Two assumptions were challenged that day. The first was the hitherto unquestioned superiority of French wines over American ones. But it was the challenge to the second—the assumption that the judges genuinely possessed elite knowledge of wine—that was more interesting and revolutionary. The tasting suggested that the alleged wine experts were no more accurate in distinguishing wines under blind test conditions than regular wine drinkers—a fact later confirmed by our laboratory tests.

Current research has revealed many other fields where there is no scientific evidence that supposed expertise leads to superior performance. One study showed that psychotherapists with advanced degrees and decades of experience aren’t reliably more successful in their treatment of randomly assigned patients than novice therapists with just three months of training are. There are even examples of expertise seeming to decline with experience. The longer physicians have been out of training, for example, the less able they are to identify unusual diseases of the lungs or heart. Because they encounter these illnesses so rarely, doctors quickly forget their characteristic features and have difficulty diagnosing them.
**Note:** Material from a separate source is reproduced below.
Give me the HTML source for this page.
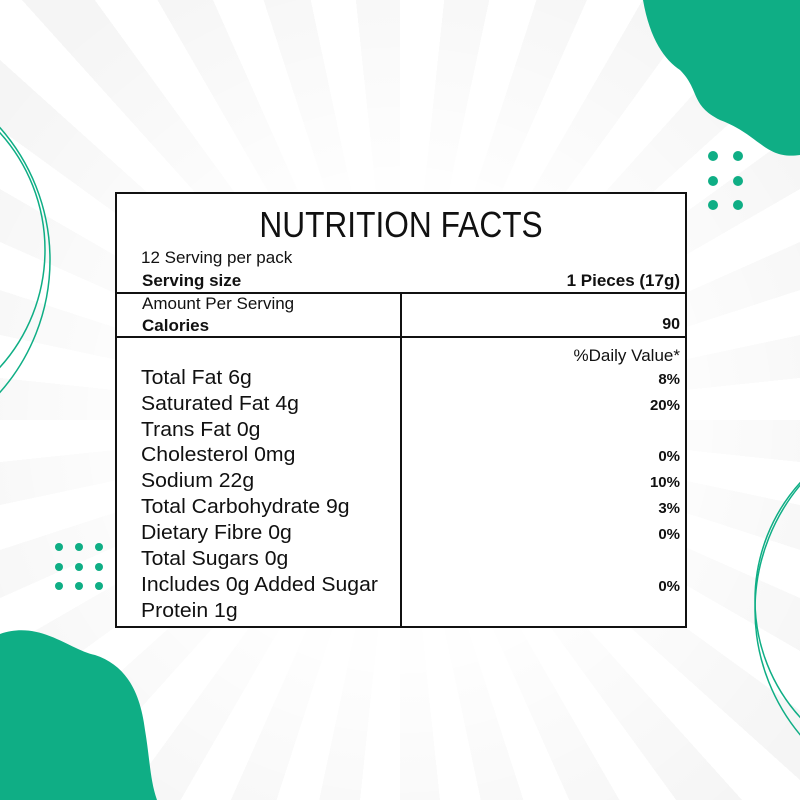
<!DOCTYPE html>
<html><head><meta charset="utf-8"><style>
html,body{margin:0;padding:0}
body{width:800px;height:800px;position:relative;overflow:hidden;font-family:"Liberation Sans",sans-serif;color:#111;
background:radial-gradient(circle at 400px 420px,rgba(255,255,255,1) 0,rgba(255,255,255,0.9) 250px,rgba(255,255,255,0.3) 500px),repeating-conic-gradient(from 0deg at 400px 420px,#ffffff 0deg 6deg,#f1f1f1 6deg 12deg);}
svg.bg{position:absolute;left:0;top:0}
.box{position:absolute;left:115px;top:192px;width:568px;height:432px;border:2px solid #111;background:#fff}
.t{position:absolute;white-space:nowrap;line-height:1}
.hl{position:absolute;left:0;width:568px;height:2px;background:#111}
.vl{position:absolute;left:283px;top:100px;width:2px;height:332px;background:#111}
.r{font-size:20px;left:24px;transform:scaleX(1.06);transform-origin:left}
.v{font-size:15px;font-weight:bold;right:5px}
</style></head><body>
<svg class="bg" width="800" height="800">
<path d="M643 0 C650 40 665 60 680 70 C700 90 690 105 720 120 C760 135 765 160 800 155 L800 0 Z" fill="#0fae85"/>
<path d="M0 634 C40 620 70 650 95 655 C125 665 140 690 145 730 C150 760 150 780 157 800 L0 800 Z" fill="#0fae85"/>
<g fill="#0fae85">
<circle cx="713" cy="156" r="5"/><circle cx="738" cy="156" r="5"/>
<circle cx="713" cy="181" r="5"/><circle cx="738" cy="181" r="5"/>
<circle cx="713" cy="205" r="5"/><circle cx="738" cy="205" r="5"/>
<circle cx="59" cy="547" r="4"/><circle cx="79" cy="547" r="4"/><circle cx="99" cy="547" r="4"/>
<circle cx="59" cy="567" r="4"/><circle cx="79" cy="567" r="4"/><circle cx="99" cy="567" r="4"/>
<circle cx="59" cy="586" r="4"/><circle cx="79" cy="586" r="4"/><circle cx="99" cy="586" r="4"/>
</g>
<g fill="none" stroke="#0fae85" stroke-width="1.5">
<circle cx="-130" cy="250" r="175"/>
<circle cx="-150" cy="260" r="200"/>
<circle cx="930" cy="600" r="175"/>
<circle cx="950" cy="610" r="195"/>
</g>
</svg>
<div class="box">
<div class="t" style="left:0;width:568px;text-align:center;top:13px;font-size:36px;transform:scaleX(0.88)">NUTRITION FACTS</div>
<div class="t" style="left:24px;top:55px;font-size:17px">12 Serving per pack</div>
<div class="t" style="left:25px;top:78px;font-size:17px;font-weight:bold">Serving size</div>
<div class="t" style="right:5px;top:78px;font-size:17px;font-weight:bold">1 Pieces (17g)</div>
<div class="hl" style="top:98px"></div>
<div class="t" style="left:25px;top:101px;font-size:17px">Amount Per Serving</div>
<div class="t" style="left:25px;top:123px;font-size:17px;font-weight:bold">Calories</div>
<div class="t" style="right:5px;top:123px;font-size:16px;font-weight:bold">90</div>
<div class="hl" style="top:142px"></div>
<div class="vl"></div>
<div class="t" style="right:5px;top:153px;font-size:17px">%Daily Value*</div>
<div class="t r" style="top:174px">Total Fat 6g</div><div class="t v" style="top:178px">8%</div>
<div class="t r" style="top:200px">Saturated Fat 4g</div><div class="t v" style="top:204px">20%</div>
<div class="t r" style="top:226px">Trans Fat 0g</div>
<div class="t r" style="top:251px">Cholesterol 0mg</div><div class="t v" style="top:255px">0%</div>
<div class="t r" style="top:277px">Sodium 22g</div><div class="t v" style="top:281px">10%</div>
<div class="t r" style="top:303px">Total Carbohydrate 9g</div><div class="t v" style="top:307px">3%</div>
<div class="t r" style="top:329px">Dietary Fibre 0g</div><div class="t v" style="top:333px">0%</div>
<div class="t r" style="top:355px">Total Sugars 0g</div>
<div class="t r" style="top:381px">Includes 0g Added Sugar</div><div class="t v" style="top:385px">0%</div>
<div class="t r" style="top:407px">Protein 1g</div>
</div>
</body></html>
Performance picks up only after the doctors undergo a refresher course.

~ Harvard Business Review, http://hbr.org/2007/07/the-making-of-an-expert/ar/1

The part that interests me is that “supposed expertise leads to superior performance.”

I have up until now thought that that premise was a given.

—- Update: Further proff … “There are many stories coming out of the 2008 financial crisis that show how the supposedly smartest people did not truly understand what they were doing.”  (From 23 Things They Don’t Tell You About Capitalism by Ha-Joon Chang.